En dépit de cette gestion apaisée, des incidents se sont produits. Le plus grave a eu lieu en février 2000, en Andalousie, lorsque les habitants s’en sont pris violemment à des travailleurs agricoles marocains. Mais l’affrontement a été considéré comme un débordement isolé.

« Les immigrants sont très dispersés sur le territoire, et les questions se résolvent au niveau local », explique Ignacio Cembrero, auteur de La España de Ala (« L’Espagne d’Allah », La Esfera de los Libros, 2016, non traduit), un ouvrage sur l’immigration musulmane. En Espagne, l’immigration est totalement absente du débat politique. « Il existe un consensus entre les principales forces politiques pour ne pas aborder le sujet et éviter d’éveiller des sentiments anti-immigrants, explique Carmen Gonzalez Enriquez.

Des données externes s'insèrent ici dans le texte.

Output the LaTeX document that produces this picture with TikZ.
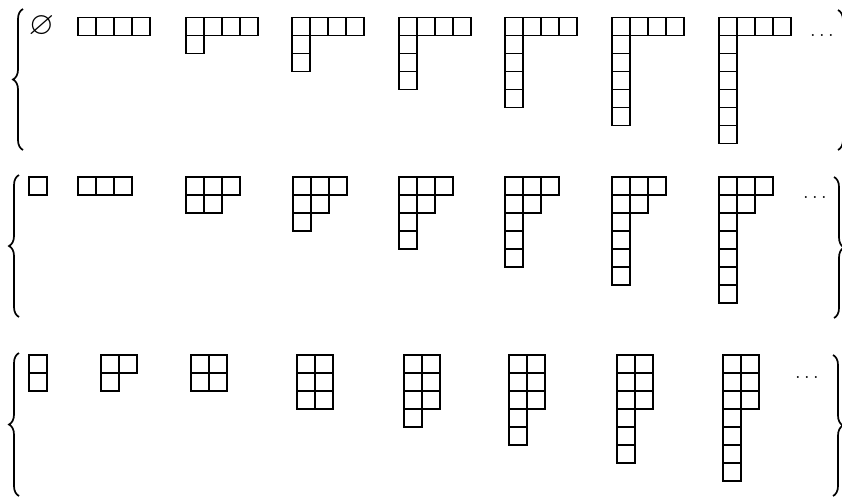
\documentclass[tikz,border=0pt]{standalone}
\usepackage{amssymb}
\usetikzlibrary{decorations.pathreplacing}

\tikzset{
  cell/.style={draw,line width=1.8pt},
  setbrace/.style={decorate,decoration={brace,amplitude=10pt},line width=1.7pt},
  more/.style={font=\huge,inner sep=0pt},
}
% Young diagram: #1 left, #2 top, #3 row lengths
\newcommand{\youngdiag}[3]{%
  \foreach \len [count=\r from 0] in {#3}{%
    \foreach \c in {1,...,\len}{%
      \draw[cell] ({#1+(\c-1)*18},{#2+\r*18}) rectangle ++(18,18);
    }%
  }%
}

\begin{document}
\begin{tikzpicture}[x=1pt,y=-1pt]
        \clip (0,0) rectangle (842,496);
        % first set
        \draw[setbrace] (23,150) -- (23,9);
        \node[font=\Huge,scale=1.3,inner sep=0pt] (empty) at (41.5,26) {$\varnothing$};
        \youngdiag{78}{17.5}{4}
        \youngdiag{186}{17.5}{4,1}
        \youngdiag{292}{17.5}{4,1,1}
        \youngdiag{399}{17.5}{4,1,1,1}
        \youngdiag{505}{17.5}{4,1,1,1,1}
        \youngdiag{612}{17.5}{4,1,1,1,1,1}
        \youngdiag{719}{17.5}{4,1,1,1,1,1,1}
        \node[more] (dotsa) at (822,35) {$\ldots$};
        \draw[setbrace] (838,10) -- (838,150);
        % second set
        \draw[setbrace] (19,317) -- (19,175);
        \youngdiag{29}{177}{1}
        \youngdiag{78}{177}{3}
        \youngdiag{186}{177}{3,2}
        \youngdiag{293}{177}{3,2,1}
        \youngdiag{399}{177}{3,2,1,1}
        \youngdiag{505}{177}{3,2,1,1,1}
        \youngdiag{612}{177}{3,2,1,1,1,1}
        \youngdiag{719}{177}{3,2,1,1,1,1,1}
        \node[more] (dotsb) at (815,197) {$\ldots$};
        \draw[setbrace] (834,177) -- (834,318);
        % third set
        \draw[setbrace] (19,496) -- (19,353);
        \youngdiag{29}{355}{1,1}
        \youngdiag{101}{355}{2,1}
        \youngdiag{191}{355}{2,2}
        \youngdiag{297}{355}{2,2,2}
        \youngdiag{404}{355}{2,2,2,1}
        \youngdiag{509}{355}{2,2,2,1,1}
        \youngdiag{617}{355}{2,2,2,1,1,1}
        \youngdiag{723}{355}{2,2,2,1,1,1,1}
        \node[more] (dotsc) at (807,377) {$\ldots$};
        \draw[setbrace] (833,355) -- (833,496);
      \end{tikzpicture}
\end{document}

Ce n’est pas de l’autocensure, mais tous les partis ont préféré rester très politiquement corrects. »

Jorge Galindo, politologue du think tank Politikon, confirme qu’en Espagne les immigrés ne sont pas devenus les boucs émissaires de la crise. « Un discours xénophobe passerait très mal, alors pourquoi les partis prendraient-ils ce risque ? », demande-t-il. « L’Espagne ne se pose pas trop de questions sur son modèle de société, renchérit Ignacio Cembrero. Cette absence de débat sur l’immigration a permis d’improviser des solutions pratiques aux problèmes que posaient les étrangers, sans alimenter la discussion au niveau national. »

Pour exprimer leur ras-le-bol au sujet de la crise, les Espagnols ne se sont pas tournés vers les partis d’extrême droite : ils ont préféré porter les deux nouveaux venus de la scène politique, la formation anti-austérité Podemos et, dans une moindre mesure, les centristes de Ciudadanos. « Comme partout en Europe, la crise économique a eu des conséquences sur le système politique, mais, en Espagne, la colère ne s’est pas exprimée de la même manière qu’ailleurs, explique Jorge Galindo. Pablo Iglesias, le leader de Podemos, a souvent dit qu’il avait évité la montée de l’extrême droite. C’est vrai dans la mesure où il a su répondre au mécontentement et à l’envie de changer le système. »

L’Espagne serait-elle vaccinée à vie contre le populisme et la xénophobie ? Carmen Gonzalez Enriquez est assez optimiste. « Il est toujours risqué de faire des pronostics, mais, à l’horizon de dix ou quinze ans, je ne crois pas que l’on puisse craindre une montée de l’extrême droite. »

Isabelle Piquer, journaliste au Monde.